Up until May of this year, the fight to protect the ancient landscape of
Tara from the M3 motorway was seen by many as being a lost cause. The Irish
government ignored all pleas on Tara’s behalf, including a joint-letter signed
internationally by 350 academics emphasising what a unique cultural treasure the
Tara landscape is, not just for Ireland, but for the world. The plight of Tara
began to receive less and less press coverage. The stage looked set for the M3
double-tolled four-lane motorway. On April 30th, the Minister for Transport,
Martin Cullen, officially turned the first sod for construction on the motorway
to begin. However anyone familiar with the story of Tara knows there is no place
in Ireland with a more dramatic and flamboyant history, and as if on cue, the
very day after the minister’s visit, archaeologists announced that at Lismullin
in the Tara valley, a site of national monument status had been discovered smack
in the middle of the motorway’s path. The site is an enormous find, both
literally – it is the size of three football fields, and in terms of its
significance. Archaeologists believe the site, which is a wooden henge, was a
pagan ceremonial temple used by the ancient kings and queens.
After a
recent Irish general election, a coalition government was formed between the
ruling Fianna Fail party and some smaller parties, including the Greens. In the
ensuing cabinet reshuffle, the Minister of Environment and Heritage, Dick Roche,
lost his post, and was replaced by John Gormley of the Green Party. However
Minister Roche’s last official act was to order that the site at Lismullin
should be ‘preserved by record’, that is, photographed, noted down, and then
bulldozed through and cemented over, in effect, completely demolished. The new
incoming Minister, previously a staunch supporter of Tara, insisted that he must
abide by that order. Yet opposition parties claim he does in fact have the legal
right to override the decision of his predecessor, he simply does not have the
will to do so. As the situation stands, the royal Celtic temple at Lismullin is
set to be destroyed.
A troubling event also happened at the beginning of
July. An ancient burial ground at Baronstown in the Tara valley, believed by
expert archaeologists to also warrant the status of national monument, was razed
by heavy construction machinery in the middle of the night. Thousands of years
of heritage destroyed under cover of darkness in a few hours.
Campaigners
continue to do all they can to have the motorway rerouted and to prevent the
destruction of this unique area. A small number of protesters camping at Tara
have managed to block heavy construction machinery on a daily basis, and
continue to do a wonderful job protecting the sites. The first arrests happened
in July, when seven protesters were arrested, four of whom refused bail
conditions and spent time in jail. The terrible irony is that they were arrested
for trying to prevent illegal work. The European Union Commissioner, Stavros
Dimas, wrote to the Irish government in June warning that continuing work on the
M3 motorway after the archaeological discovery at Lismullin is illegal within EU
law. A letter was also sent by the important European Union Petitions Committee
demanding that all work be halted on the project immediately. In June, Tara was
also placed on the World Monument Fund’s list of most endangered heritage sites.
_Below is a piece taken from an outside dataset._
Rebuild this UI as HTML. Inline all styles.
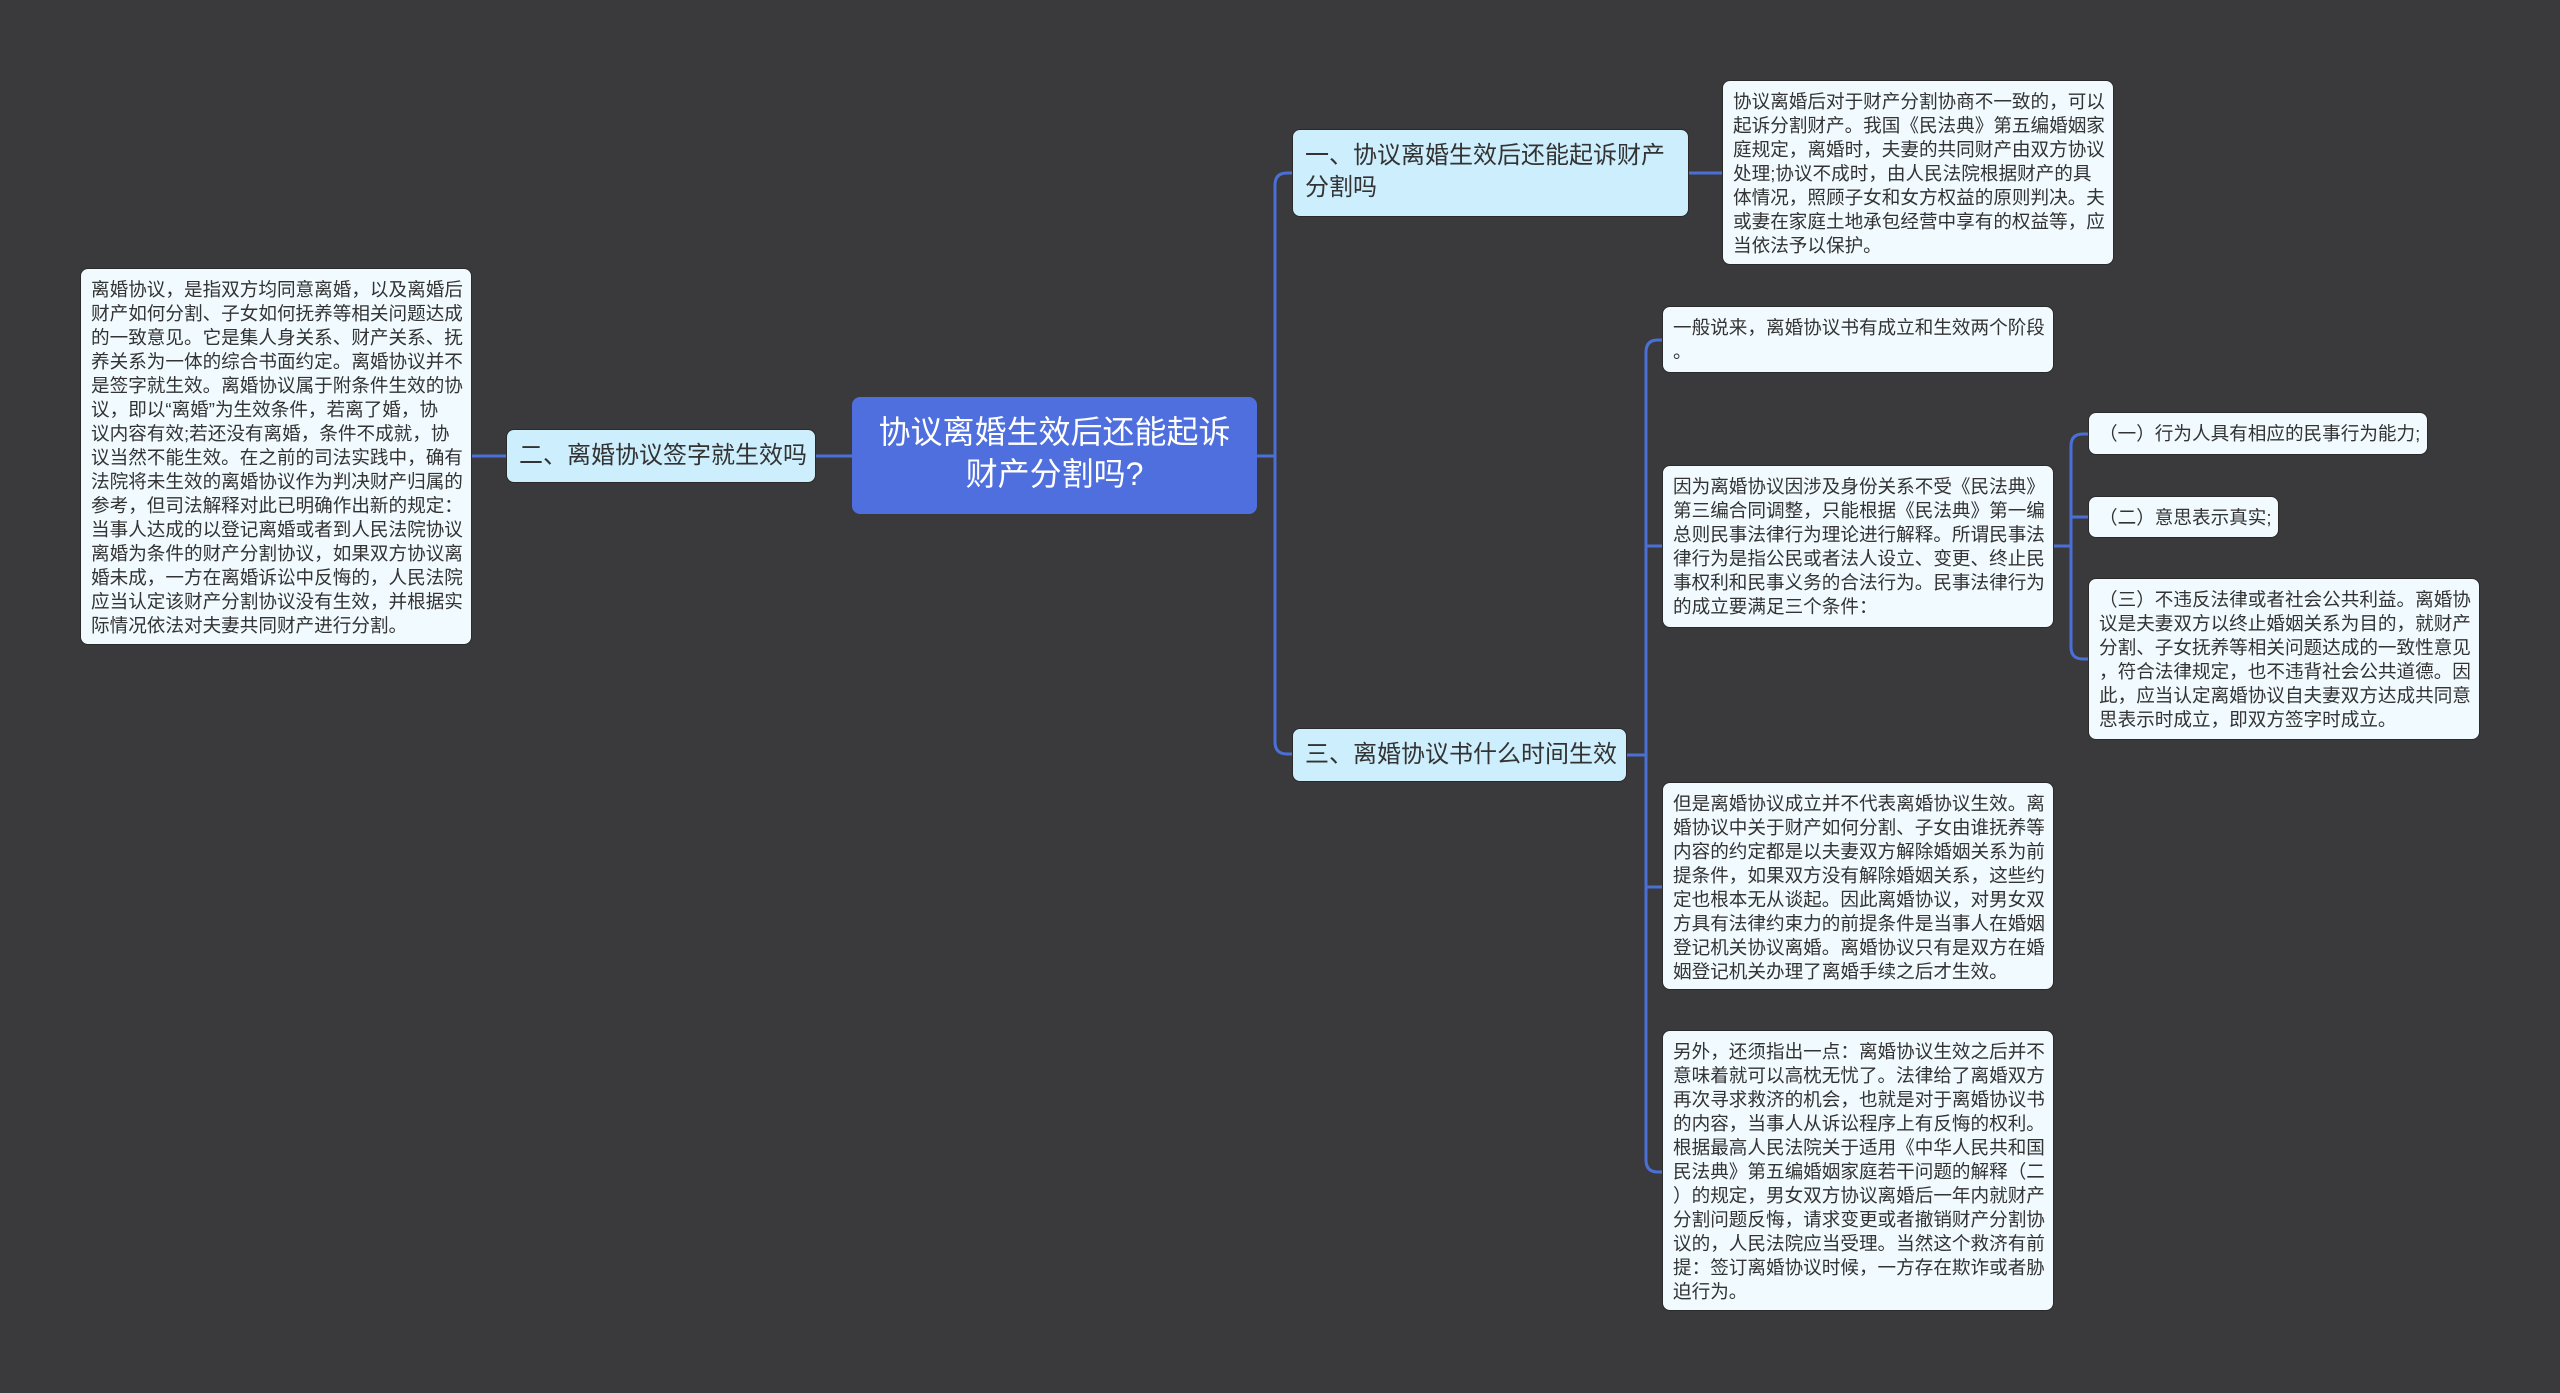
<!DOCTYPE html>
<html><head><meta charset="utf-8"><style>
html,body{margin:0;padding:0}
body{width:2560px;height:1393px;background:#3a393b;position:relative;overflow:hidden;font-family:"Liberation Sans","Noto Sans CJK SC",sans-serif}
.b{position:absolute;box-sizing:border-box;border-radius:8px;color:#333;white-space:nowrap}
.t{background:#f0faff;font-size:18.6px;line-height:24px;padding:9px 10px;border:1px solid #2a2a2a}
.n{background:#cdeefc;font-size:24px;line-height:32px;padding:10px 12px;border:1px solid #2a2a2a}
.r{background:#4f6fdf;color:#fff;font-size:32px;line-height:42px;text-align:center;padding:14px 10px}
svg{position:absolute;left:0;top:0}
</style></head><body>
<svg width="2560" height="1393" fill="none" stroke="#4a6fd6" stroke-width="3">
<path d="M472 456 H506"/>
<path d="M816 456 H852"/>
<path d="M1257 456 H1275"/>
<path d="M1292 173 H1287 Q1275 173 1275 185 V742 Q1275 754 1287 754 H1292"/>
<path d="M1689 173 H1722"/>
<path d="M1627 755 H1645"/>
<path d="M1662 340 H1658 Q1646 340 1646 352 V1160 Q1646 1172 1658 1172 H1662"/>
<path d="M1646 546 H1662"/>
<path d="M1646 887 H1662"/>
<path d="M2054 546 H2071"/>
<path d="M2088 434 H2083 Q2071 434 2071 446 V647 Q2071 659 2083 659 H2088"/>
<path d="M2071 517 H2088"/>
</svg>

<div class="b t" style="left:80px;top:268px;width:392px;height:377px">离婚协议，是指双方均同意离婚，以及离婚后<br>财产如何分割、子女如何抚养等相关问题达成<br>的一致意见。它是集人身关系、财产关系、抚<br>养关系为一体的综合书面约定。离婚协议并不<br>是签字就生效。离婚协议属于附条件生效的协<br>议，即以“离婚”为生效条件，若离了婚，协<br>议内容有效;若还没有离婚，条件不成就，协<br>议当然不能生效。在之前的司法实践中，确有<br>法院将未生效的离婚协议作为判决财产归属的<br>参考，但司法解释对此已明确作出新的规定：<br>当事人达成的以登记离婚或者到人民法院协议<br>离婚为条件的财产分割协议，如果双方协议离<br>婚未成，一方在离婚诉讼中反悔的，人民法院<br>应当认定该财产分割协议没有生效，并根据实<br>际情况依法对夫妻共同财产进行分割。</div>

<div class="b n" style="left:506px;top:429px;width:310px;height:54px;padding-top:10px">二、离婚协议签字就生效吗</div>

<div class="b r" style="left:852px;top:397px;width:405px;height:117px">协议离婚生效后还能起诉<br>财产分割吗?</div>

<div class="b n" style="left:1292px;top:129px;width:397px;height:88px">一、协议离婚生效后还能起诉财产<br>分割吗</div>

<div class="b t" style="left:1722px;top:80px;width:392px;height:185px">协议离婚后对于财产分割协商不一致的，可以<br>起诉分割财产。我国《民法典》第五编婚姻家<br>庭规定，离婚时，夫妻的共同财产由双方协议<br>处理;协议不成时，由人民法院根据财产的具<br>体情况，照顾子女和女方权益的原则判决。夫<br>或妻在家庭土地承包经营中享有的权益等，应<br>当依法予以保护。</div>

<div class="b n" style="left:1292px;top:728px;width:335px;height:54px">三、离婚协议书什么时间生效</div>

<div class="b t" style="left:1662px;top:306px;width:392px;height:67px">一般说来，离婚协议书有成立和生效两个阶段<br>。</div>

<div class="b t" style="left:1662px;top:465px;width:392px;height:163px">因为离婚协议因涉及身份关系不受《民法典》<br>第三编合同调整，只能根据《民法典》第一编<br>总则民事法律行为理论进行解释。所谓民事法<br>律行为是指公民或者法人设立、变更、终止民<br>事权利和民事义务的合法行为。民事法律行为<br>的成立要满足三个条件：</div>

<div class="b t" style="left:2088px;top:412px;width:340px;height:43px">（一）行为人具有相应的民事行为能力;</div>
<div class="b t" style="left:2088px;top:496px;width:191px;height:42px">（二）意思表示真实;</div>
<div class="b t" style="left:2088px;top:578px;width:392px;height:162px">（三）不违反法律或者社会公共利益。离婚协<br>议是夫妻双方以终止婚姻关系为目的，就财产<br>分割、子女抚养等相关问题达成的一致性意见<br>，符合法律规定，也不违背社会公共道德。因<br>此，应当认定离婚协议自夫妻双方达成共同意<br>思表示时成立，即双方签字时成立。</div>

<div class="b t" style="left:1662px;top:782px;width:392px;height:208px">但是离婚协议成立并不代表离婚协议生效。离<br>婚协议中关于财产如何分割、子女由谁抚养等<br>内容的约定都是以夫妻双方解除婚姻关系为前<br>提条件，如果双方没有解除婚姻关系，这些约<br>定也根本无从谈起。因此离婚协议，对男女双<br>方具有法律约束力的前提条件是当事人在婚姻<br>登记机关协议离婚。离婚协议只有是双方在婚<br>姻登记机关办理了离婚手续之后才生效。</div>

<div class="b t" style="left:1662px;top:1030px;width:392px;height:281px">另外，还须指出一点：离婚协议生效之后并不<br>意味着就可以高枕无忧了。法律给了离婚双方<br>再次寻求救济的机会，也就是对于离婚协议书<br>的内容，当事人从诉讼程序上有反悔的权利。<br>根据最高人民法院关于适用《中华人民共和国<br>民法典》第五编婚姻家庭若干问题的解释（二<br>）的规定，男女双方协议离婚后一年内就财产<br>分割问题反悔，请求变更或者撤销财产分割协<br>议的，人民法院应当受理。当然这个救济有前<br>提：签订离婚协议时候，一方存在欺诈或者胁<br>迫行为。</div>
</body></html>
However, so far the Irish government is doing what it has done so consistently –
continuing to ignore the great national and international outcry at the
senseless destruction of the Tara valley.
Tara has seen many battles
over the last five thousand years, but no battle has posed a greater danger than
the one it is embroiled in now. Its enemy is, the Orwellian titled, Minister for
Environment and Heritage, and those behind him. Its champions are the many
people who know that a motorway through this ancient, royal and holy valley is a
desecration that they will do their utmost to prevent.